The idea of Chinese renewal or rejuvenation was popularised by then premier Zhao Ziyang in the late 1980s, and frequently promoted by presidents Jiang Zemin and Hu Jintao . Most recently, incoming president Xi Jinping , visiting the National Museum of China's "Road Towards Renewal" exhibition, pledged to continue the "great renewal of the Chinese nation".
What does "renewal" or "rejuvenation" mean to Chinese? All nations - great and small - embody a combination of historical fact and myth. In this case, the Communist Party's view of rejuvenation is built on the belief that the zenith of Chinese power under the Ming and Qing dynasties represents the natural, just and permanent state of affairs for a 5,000-year-old civilisation.
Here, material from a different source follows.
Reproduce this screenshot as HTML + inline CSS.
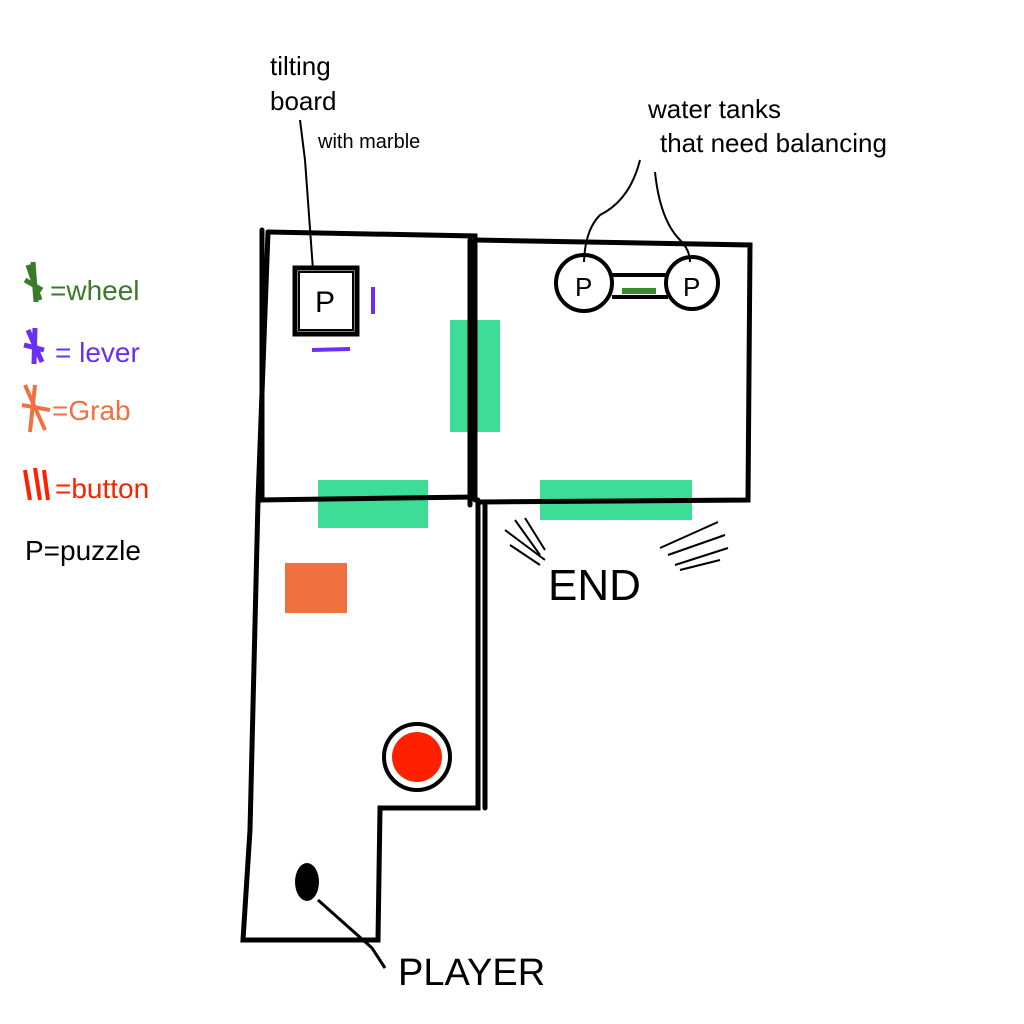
<!DOCTYPE html>
<html><head><style>
html,body{margin:0;padding:0;background:#fff;}
svg{display:block;}
text{font-family:"Liberation Sans",sans-serif;}
</style></head><body>
<svg width="1024" height="1024" viewBox="0 0 1024 1024" xmlns="http://www.w3.org/2000/svg">
<rect width="1024" height="1024" fill="#fff"/>
<!-- green doors -->
<rect x="450" y="320" width="50" height="112" fill="#3ddc97"/>
<rect x="318" y="480" width="110" height="48" fill="#3ddc97"/>
<rect x="540" y="480" width="152" height="40" fill="#3ddc97"/>
<rect x="285" y="563" width="62" height="50" fill="#f07040"/>
<g stroke="#000" stroke-width="5" fill="none" stroke-linecap="round">
<!-- top-left room -->
<path d="M268 232 L475 236 L475 500"/>
<path d="M268 232 L258 500 L250 830 L243 940 L378 940 L380 808 L478 808 L478 500"/>
<path d="M262 230 L262 500"/>
<path d="M258 500 L475 497"/>
<path d="M485 505 L485 808"/>
<!-- top-right room -->
<path d="M475 240 L750 245 L748 500 L480 502"/>
<path d="M470 240 L470 505"/>
<!-- P box -->
<rect x="295" y="268" width="62" height="66"/>
</g>
<rect x="299" y="272" width="54" height="58" fill="none" stroke="#000" stroke-width="2"/>
<text x="315" y="312" font-size="30">P</text>
<line x1="373" y1="287" x2="373" y2="314" stroke="#6a2ff0" stroke-width="4"/>
<line x1="312" y1="350" x2="350" y2="349" stroke="#6a2ff0" stroke-width="4"/>
<!-- tanks -->
<g stroke="#000" stroke-width="4" fill="#fff">
<line x1="612" y1="275" x2="668" y2="275"/>
<line x1="612" y1="297" x2="668" y2="297"/>
<circle cx="584" cy="283" r="28"/>
<circle cx="692" cy="283" r="26"/>
</g>
<line x1="622" y1="291" x2="656" y2="291" stroke="#3a8a2a" stroke-width="6"/>
<text x="575" y="296" font-size="26">P</text>
<text x="683" y="296" font-size="26">P</text>
<!-- red button -->
<circle cx="417" cy="757" r="33" fill="#fff" stroke="#000" stroke-width="4"/>
<circle cx="417" cy="757" r="25" fill="#ff2000"/>
<!-- player -->
<ellipse cx="307" cy="882" rx="12" ry="19" fill="#000"/>
<path d="M318 900 L372 948 L385 968" stroke="#000" stroke-width="3" fill="none"/>
<text x="398" y="985" font-size="38">PLAYER</text>
<!-- leader lines -->
<path d="M300 120 L305 160 L313 270" stroke="#000" stroke-width="2" fill="none"/>
<path d="M640 160 Q630 200 600 215 Q585 230 584 262" stroke="#000" stroke-width="2" fill="none"/>
<path d="M655 172 Q660 220 680 240 Q690 250 690 262" stroke="#000" stroke-width="2" fill="none"/>
<!-- labels -->
<text x="270" y="75" font-size="26">tilting</text>
<text x="270" y="110" font-size="26">board</text>
<text x="318" y="148" font-size="20">with marble</text>
<text x="648" y="118" font-size="26">water tanks</text>
<text x="660" y="152" font-size="26">that need balancing</text>
<text x="548" y="600" font-size="44">END</text>
<g stroke="#000" stroke-width="2" fill="none">
<path d="M505 530 L545 560 M515 520 L540 555 M525 518 L545 550 M510 545 L540 565"/>
<path d="M660 548 L718 522 M668 555 L725 535 M675 565 L728 548 M680 570 L720 560"/>
</g>
<!-- legend -->
<path d="M28 265 L40 300 M33 262 L36 302 M25 280 L42 290" stroke="#3a7a2a" stroke-width="5"/>
<text x="50" y="300" font-size="28" fill="#3a7a2a">=wheel</text>
<path d="M28 330 L42 362 M35 328 L34 364 M24 345 L44 350" stroke="#6a2ff0" stroke-width="5"/>
<text x="55" y="362" font-size="28" fill="#6a2ff0">= lever</text>
<path d="M25 385 L45 430 M35 385 L30 432 M22 405 L50 410" stroke="#f07040" stroke-width="4"/>
<text x="52" y="420" font-size="28" fill="#f07040">=Grab</text>
<path d="M25 470 L30 500 M35 468 L40 500 M44 470 L48 500" stroke="#ff2000" stroke-width="4"/>
<text x="55" y="498" font-size="28" fill="#ff2000">=button</text>
<text x="25" y="560" font-size="28" fill="#000">P=puzzle</text>
</svg>
</body></html>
When Mao Zedong took power in 1949, his immediate goal was to re-establish the "greater China" of the Qing dynasty, insisting that the Manchu-led empire was the permanent and enduring China. But, while the assault on the Qing dynasty by foreign powers is a historical fact, the notion that there has been one enduring China struggling against avaricious outsiders across several millennia is false and self-serving.
Mao achieved his goal following the so-called peaceful liberation of the East Turkestan Republic, now Xinjiang , in 1949 and of Tibet in 1950, which promptly increased China's size by more than one-third. And every Communist Party leader since has carried forward his vision of a greater China, adjusting and expanding it as the country's power grows. For example, China showed little interest in the Senkaku/Diaoyu Islands prior to 1968 - the year a geographical study pointed to vast oil reserves beneath the seabed.